There has been an SDOM for well over a hundred years. The first was Lieutenant Colonel Mackenzie-Rogan of the Coldstream Guards (1896-1920) who is attributed with transforming the face of military bands as a whole and raising the standards of the Guards Bands in preparation for the funeral of Queen Victoria, in 1901.  It was Mackenzie-Rogan who laid the foundation for the worldwide reputation enjoyed by the Household Division Bands of today.

Having now taken over, what is your immediate focus?

As always, the major ceremonial events of the year require a great deal of attention.  We are representatives of UK PLC on the international stage and if we consider that London leads the world in high profile State Ceremonial events, the performance of our bands needs to be outstanding.  Each of our bands is already in training for the coming ‘season’ and the annual Spring Drills - an intensive period of drill training, musical training and kit inspections, culminating in an inspection by the Major-General - have been completed by all of our bands.  Rehearsals for both the Queen’s Birthday Parade and Household Division Beating Retreat are already well underway and planning has started for major concerts, such as the Scarlet and Gold Concert at the Cadogan Hall in December. 

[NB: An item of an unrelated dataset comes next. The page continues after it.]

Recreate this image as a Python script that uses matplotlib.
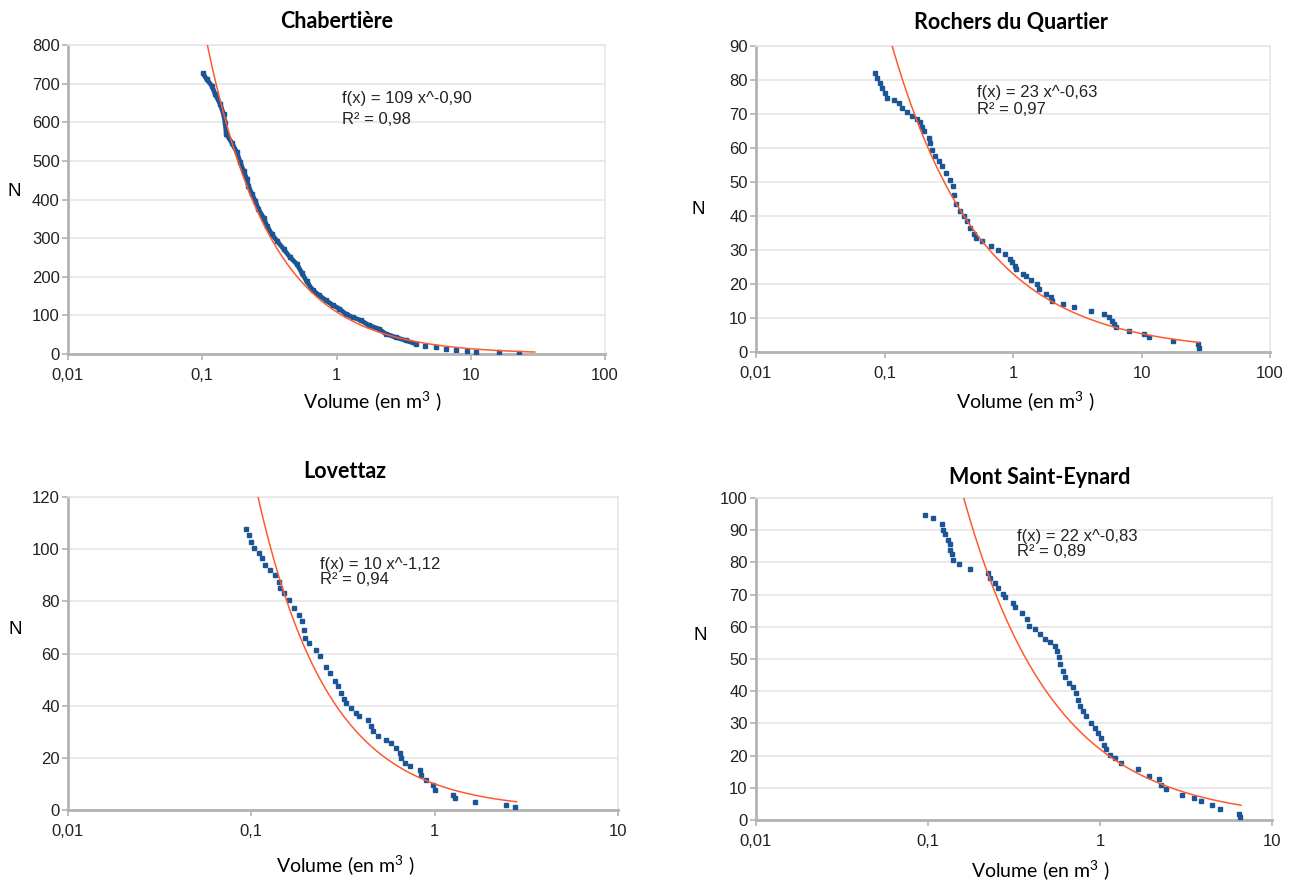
import matplotlib
matplotlib.use("Agg")
import matplotlib.pyplot as plt
import numpy as np

plt.rcParams["font.family"] = ["Liberation Sans", "DejaVu Sans"]
plt.rcParams["mathtext.fontset"] = "custom"
plt.rcParams["mathtext.rm"] = "Lato"
plt.rcParams["mathtext.it"] = "Lato"

# Chabertière: volume (m3) vs cumulated number N
cha_v = [0.101, 0.108, 0.118, 0.125, 0.136, 0.144, 0.148, 0.151, 0.166, 0.181,
         0.192, 0.203, 0.215, 0.221, 0.234, 0.248, 0.262, 0.286, 0.303, 0.330,
         0.360, 0.403, 0.452, 0.506, 0.55, 0.60, 0.663, 0.743, 0.833, 0.934,
         1.05, 1.17, 1.32, 1.52, 1.75, 2.07, 2.33, 2.77, 3.28, 3.9,
         4.6, 5.5, 6.5, 7.7, 9.4, 10.9, 16.2, 22.9]
cha_n = [727, 711, 694, 672, 647, 621, 599, 569, 547, 522,
         496, 474, 453, 435, 414, 397, 375, 353, 332, 310,
         293, 272, 250, 233, 211, 188, 166, 152, 139, 127,
         117, 104, 95, 87, 74, 65, 52, 43, 35, 26,
         22, 17, 13, 11, 9, 6, 4, 2]

# Rochers du Quartier
rq_v = [0.085, 0.088, 0.092, 0.096, 0.100, 0.104, 0.118, 0.129, 0.137, 0.150,
        0.164, 0.179, 0.190, 0.196, 0.202, 0.221, 0.227, 0.234, 0.249, 0.264,
        0.280, 0.302, 0.325, 0.341, 0.345, 0.361, 0.384, 0.412, 0.438, 0.464,
        0.493, 0.515, 0.57, 0.68, 0.77, 0.87, 0.94, 0.99, 1.03, 1.06,
        1.2, 1.27, 1.39, 1.54, 1.58, 1.81, 1.98, 2.0, 2.44, 2.97,
        4.05, 5.13, 5.6, 5.88, 6.07, 6.3, 8.0, 10.5, 11.5, 17.7, 27.5, 27.9]
rq_n = [82, 80.5, 79, 77.6, 76.1, 74.8, 74.1, 73.2, 71.9, 70.5,
        69.3, 68.5, 67.6, 66.3, 64.9, 62.9, 61.5, 59.5, 57.6, 56.1,
        54.6, 52.7, 50.7, 48.8, 46.3, 43.4, 41.5, 40, 38.5, 36.6,
        34.8, 33.4, 32.5, 31.2, 30, 28.8, 27.3, 26.5, 25.3, 24.3,
        23, 22.3, 21.3, 19.9, 18.4, 17.1, 16.1, 15.1, 14, 13.2,
        12.2, 11.2, 10.2, 9.2, 8.3, 7.3, 6.1, 5.3, 4.3, 3.1, 2.4, 1.2]

# Lovettaz
lov_v = [0.093, 0.097, 0.099, 0.103, 0.110, 0.114, 0.119, 0.127, 0.135, 0.141,
         0.144, 0.150, 0.160, 0.170, 0.181, 0.189, 0.193, 0.197, 0.206, 0.224,
         0.238, 0.254, 0.270, 0.285, 0.298, 0.310, 0.320, 0.329, 0.350, 0.373,
         0.389, 0.432, 0.449, 0.46, 0.490, 0.544, 0.58, 0.617, 0.644, 0.657,
         0.686, 0.730, 0.828, 0.845, 0.900, 0.979, 1.0, 1.26, 1.29, 1.65,
         2.46, 2.74]
lov_n = [107.7, 105.5, 102.9, 100.4, 98.5, 96.6, 94, 92.1, 90.2, 87.6,
         85.1, 83.1, 80.6, 77.4, 74.8, 72.3, 69.1, 65.9, 64, 61.4,
         58.9, 55, 52.5, 49.5, 47.5, 45, 42.5, 41, 39.1, 37.2,
         35.9, 34.6, 32.1, 30.1, 28.2, 26.9, 25.6, 23.7, 21.8, 19.9,
         17.9, 16.7, 15.4, 13.5, 11.5, 9.6, 7.7, 5.8, 4.5, 3.2,
         1.9, 1]

# Mont Saint-Eynard
mse_v = [0.096, 0.107, 0.120, 0.123, 0.126, 0.131, 0.134, 0.135, 0.137, 0.140,
         0.152, 0.175, 0.224, 0.229, 0.245, 0.256, 0.274, 0.280, 0.313, 0.320,
         0.350, 0.375, 0.384, 0.419, 0.449, 0.478, 0.511, 0.547, 0.560, 0.574,
         0.585, 0.612, 0.625, 0.66, 0.697, 0.728, 0.745, 0.762, 0.796, 0.833,
         0.89, 0.931, 0.973, 1.02, 1.06, 1.09, 1.14, 1.22, 1.33, 1.66,
         1.93, 2.2, 2.27, 2.43, 3.01, 3.5, 3.88, 4.5, 5.0, 6.43, 6.54]
mse_n = [94.8, 93.8, 92, 90.2, 88.7, 87.1, 85.6, 84, 82.5, 80.9,
         79.4, 77.8, 76.8, 75.3, 73.7, 72.2, 70.1, 69.1, 67.5, 66,
         64.4, 62.4, 60.3, 59.3, 57.7, 56.2, 55.2, 54.1, 52.6, 50.5,
         48.5, 46.4, 44.3, 42.5, 41.4, 39.4, 37.3, 35.3, 33.7, 32.2,
         30.1, 28.6, 27, 25.5, 23.4, 21.9, 20.3, 19.3, 17.7, 15.7,
         13.8, 12.8, 11, 9.5, 7.9, 6.9, 5.9, 4.8, 3.3, 1.8, 1]

# power fits f(x) = a x^b
fit_a = [109, 23, 10, 22]
fit_b = [-0.90, -0.63, -1.12, -0.83]
fit_r2 = ["0,98", "0,97", "0,94", "0,89"]
fit_end = [30, 27.9, 2.8, 6.6]

titles = ["Chabertière", "Rochers du Quartier", "Lovettaz", "Mont Saint-Eynard"]
ymax = [800, 90, 120, 100]
ystep = [100, 10, 20, 10]
xmax = [100, 100, 10, 10]

W, H = 1304, 884
BLUE = "#1c5596"
ORANGE = "#ff5a2e"
GRID = "#e6e6e6"
AXIS = "#b3b3b3"
COND = ["Lato", "DejaVu Sans"]


def fx(px):
    return px / W


def fy(py):
    return 1 - py / H


def draw_panel(fig, box, i, vols, ns, title_xy, xlab_xy, n_xy, ann_xy, line_part=False):
    left, top, right, bottom = box
    ax = fig.add_axes([fx(left), fy(bottom), fx(right - left), (bottom - top) / H])
    ax.set_xscale("log")
    ax.set_xlim(0.01, xmax[i])
    ax.set_ylim(0, ymax[i])

    ticks = [0.01, 0.1, 1, 10, 100]
    ticks = [t for t in ticks if t <= xmax[i]]
    ax.set_xticks(ticks)
    ax.set_xticklabels([("%g" % t).replace(".", ",") for t in ticks])
    ax.xaxis.set_minor_locator(matplotlib.ticker.NullLocator())
    ax.set_yticks(np.arange(0, ymax[i] + 1, ystep[i]))

    ax.grid(axis="y", color=GRID, lw=1.2)
    ax.set_axisbelow(True)
    for s in ["top", "right"]:
        ax.spines[s].set_color(GRID)
        ax.spines[s].set_linewidth(1.2)
    for s in ["left", "bottom"]:
        ax.spines[s].set_color(AXIS)
        ax.spines[s].set_linewidth(2)
    ax.tick_params(axis="both", colors=AXIS, width=1.2, length=4, labelsize=12,
                   labelcolor="#222222")
    ax.tick_params(axis="x", pad=6)
    ax.tick_params(axis="y", pad=2)

    if line_part:
        # dense series: the points merge into a thick line
        ax.plot(vols[:-8], ns[:-8], color=BLUE, lw=3.4, solid_capstyle="butt", zorder=3)
        ax.plot(vols, ns, ls="none", marker="s", ms=2.6, color=BLUE, mec=BLUE, zorder=3)
    else:
        ax.plot(vols, ns, ls="none", marker="s", ms=3.4, color=BLUE, mec=BLUE, zorder=3)

    xs = np.logspace(np.log10(0.05), np.log10(fit_end[i]), 300)
    ax.plot(xs, fit_a[i] * xs ** fit_b[i], color=ORANGE, lw=1.1, zorder=4)

    fig.text(fx(title_xy[0]), fy(title_xy[1]), titles[i], ha="center", va="center",
             fontsize=15.5, fontweight="bold", family=COND)
    fig.text(fx(xlab_xy[0]), fy(xlab_xy[1]), r"Volume (en m$^{3}$ )", ha="center",
             va="center", fontsize=14, family=COND)
    fig.text(fx(n_xy[0]), fy(n_xy[1]), "N", ha="center", va="center", fontsize=13.5)
    eq = "f(x) = %d x^%s" % (fit_a[i], ("%.2f" % fit_b[i]).replace(".", ","))
    fig.text(fx(ann_xy[0]), fy(ann_xy[1]), eq, ha="left", va="center",
             fontsize=12, color="#222222")
    fig.text(fx(ann_xy[0]), fy(ann_xy[2]), "R² = " + fit_r2[i], ha="left", va="center",
             fontsize=12, color="#222222")
    return ax


fig = plt.figure(figsize=(W / 100, H / 100), dpi=100)

draw_panel(fig, (68, 45, 605, 354), 0, cha_v, cha_n, (337, 22), (372, 401), (14, 191),
           (342, 98, 120), line_part=True)
draw_panel(fig, (756, 46, 1270, 352), 1, rq_v, rq_n, (1011, 22), (1025, 401), (698, 210),
           (977, 92, 110))
draw_panel(fig, (68, 497, 618, 810), 2, lov_v, lov_n, (345, 472), (345, 865), (15, 630),
           (320, 565, 580))
draw_panel(fig, (756, 498, 1272, 820), 3, mse_v, mse_n, (1040, 478), (1040, 870), (700, 636),
           (1017, 537, 551))

fig.savefig("out.png", dpi=100)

What are your long-term plans for the role?

Well, it’s obviously very early days and I very much need to focus on the huge number of major events that we will undertake over the next few months.  Looking further ahead, I am keen to ensure that performance-events such as Beating Retreat and the Scarlet and Gold Concert continue to grow and develop as a way of enthusing our musicians and maintaining our reputation.  This year’s Beating Retreat ‘Waterloo Remembered’ features over 600 participants and is already on its way to being a sellout event – although a limited number of tickets are still available through the Ticketmaster website.  I am keen to develop Scarlet and Gold as an even bigger showcase of out finest musicians and am hopeful that we can take it to an even larger audience in the future.

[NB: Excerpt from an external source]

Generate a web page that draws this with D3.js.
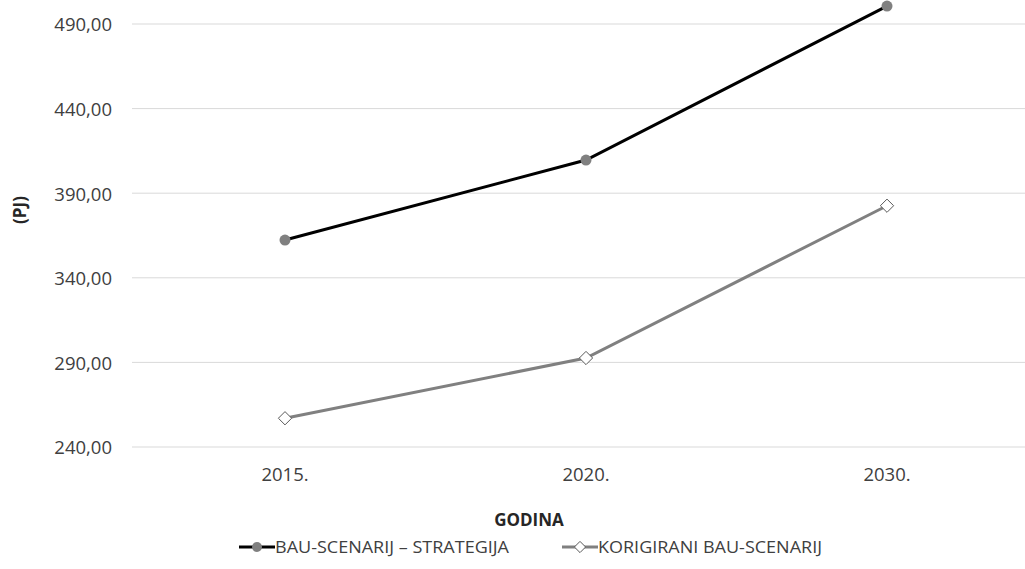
<!DOCTYPE html>
<html>
<head>
<meta charset="utf-8">
<script src="https://cdn.jsdelivr.net/npm/d3@7"></script>
<style>
  body { margin: 0; background: #fff; }
  text { font-family: "Open Sans", "Noto Sans", sans-serif; }
</style>
</head>
<body>
<div id="chart"></div>
<script>
const years = ["2015.", "2020.", "2030."];
const bauStrategija = [362.3, 409.6, 500.6];
const korigirani = [257.0, 292.6, 382.6];
const yTicks = [240, 290, 340, 390, 440, 490];
const seriesNames = ["BAU-SCENARIJ – STRATEGIJA", "KORIGIRANI BAU-SCENARIJ"];

const width = 1025, height = 569;
const svg = d3.select("#chart").append("svg")
  .attr("width", width).attr("height", height);

const x = d3.scalePoint().domain(years).range([285, 887]);
const y = d3.scaleLinear().domain([240, 490]).range([447, 24]);

// gridlines
svg.append("g")
  .selectAll("line")
  .data(yTicks)
  .join("line")
  .attr("x1", 132).attr("x2", 1040)
  .attr("y1", d => y(d)).attr("y2", d => y(d))
  .attr("stroke", "#d9d9d9").attr("stroke-width", 1);

const fmt = d => d.toFixed(2).replace(".", ",");

// y axis labels
svg.append("g")
  .selectAll("text")
  .data(yTicks)
  .join("text")
  .attr("x", 112).attr("y", d => y(d) + 1)
  .attr("dy", "0.35em")
  .attr("text-anchor", "end")
  .attr("font-size", "18.5px")
  .attr("fill", "#404040")
  .text(fmt);

// x axis labels
svg.append("g")
  .selectAll("text")
  .data(years)
  .join("text")
  .attr("x", d => x(d)).attr("y", 475)
  .attr("dy", "0.35em")
  .attr("text-anchor", "middle")
  .attr("font-size", "18.5px")
  .attr("fill", "#404040")
  .text(d => d);

// axis titles
svg.append("text")
  .attr("x", 529).attr("y", 520).attr("dy", "0.35em")
  .attr("text-anchor", "middle")
  .attr("font-size", "17px").attr("font-weight", "bold")
  .attr("fill", "#262626")
  .text("GODINA");

svg.append("text")
  .attr("transform", "translate(20,210) rotate(-90)")
  .attr("dy", "0.35em")
  .attr("text-anchor", "middle")
  .attr("font-size", "17px").attr("font-weight", "bold")
  .attr("fill", "#262626")
  .text("(PJ)");

const line = d3.line().x(d => x(d[0])).y(d => y(d[1]));

const bauPts = years.map((yr, i) => [yr, bauStrategija[i]]);
const korPts = years.map((yr, i) => [yr, korigirani[i]]);

svg.append("path").datum(bauPts)
  .attr("d", line).attr("fill", "none")
  .attr("stroke", "#000").attr("stroke-width", 3);

svg.append("path").datum(korPts)
  .attr("d", line).attr("fill", "none")
  .attr("stroke", "#808080").attr("stroke-width", 3);

svg.append("g").selectAll("circle")
  .data(bauPts).join("circle")
  .attr("cx", d => x(d[0])).attr("cy", d => y(d[1]))
  .attr("r", 5.5).attr("fill", "#808080");

const diamond = d3.symbol().type(d3.symbolDiamond2).size(112);
svg.append("g").selectAll("path")
  .data(korPts).join("path")
  .attr("d", diamond)
  .attr("transform", d => `translate(${x(d[0])},${y(d[1])})`)
  .attr("fill", "#fff").attr("stroke", "#595959").attr("stroke-width", 1);

// legend
const legend = svg.append("g");
const lg1 = legend.append("g").attr("transform", "translate(239,547)");
lg1.append("line").attr("x1", 0).attr("x2", 36).attr("stroke", "#000").attr("stroke-width", 3);
lg1.append("circle").attr("cx", 18).attr("r", 5).attr("fill", "#808080");
lg1.append("text").attr("x", 36).attr("dy", "0.35em")
  .attr("font-size", "17px").attr("fill", "#404040")
  .attr("textLength", 234).attr("lengthAdjust", "spacingAndGlyphs")
  .text(seriesNames[0]);

const lg2 = legend.append("g").attr("transform", "translate(562,547)");
lg2.append("line").attr("x1", 0).attr("x2", 36).attr("stroke", "#808080").attr("stroke-width", 3);
lg2.append("path").attr("d", d3.symbol().type(d3.symbolDiamond2).size(80))
  .attr("transform", "translate(18,0)")
  .attr("fill", "#fff").attr("stroke", "#595959").attr("stroke-width", 1);
lg2.append("text").attr("x", 36).attr("dy", "0.35em")
  .attr("font-size", "17px").attr("fill", "#404040")
  .attr("textLength", 224).attr("lengthAdjust", "spacingAndGlyphs")
  .text(seriesNames[1]);
</script>
</body>
</html>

Finally, what are your thoughts on being SDOM in the band’s Centenary year?

For any band, major anniversary years are a busy, demanding and very exciting time and the Welsh Guards have certainly pulled out all the stops this year.  Performing at the Six Nations rugby match in Cardiff was a particular high for the band, as was the partnership between the Band of the Welsh Guards and the Royal Welsh College of Music and Drama where we recently produced a joint concert that presented the 100-year history of the regiment.  There are still a large number of centenary events to come, with two of the real highlights of the year being the Presentation of New Colours by Her Majesty The Queen and Trooping the Colour.  To be SDOM for these events is a very special privilege indeed and, in the case of the Presentation of New Colours, a once-in-a-lifetime opportunity.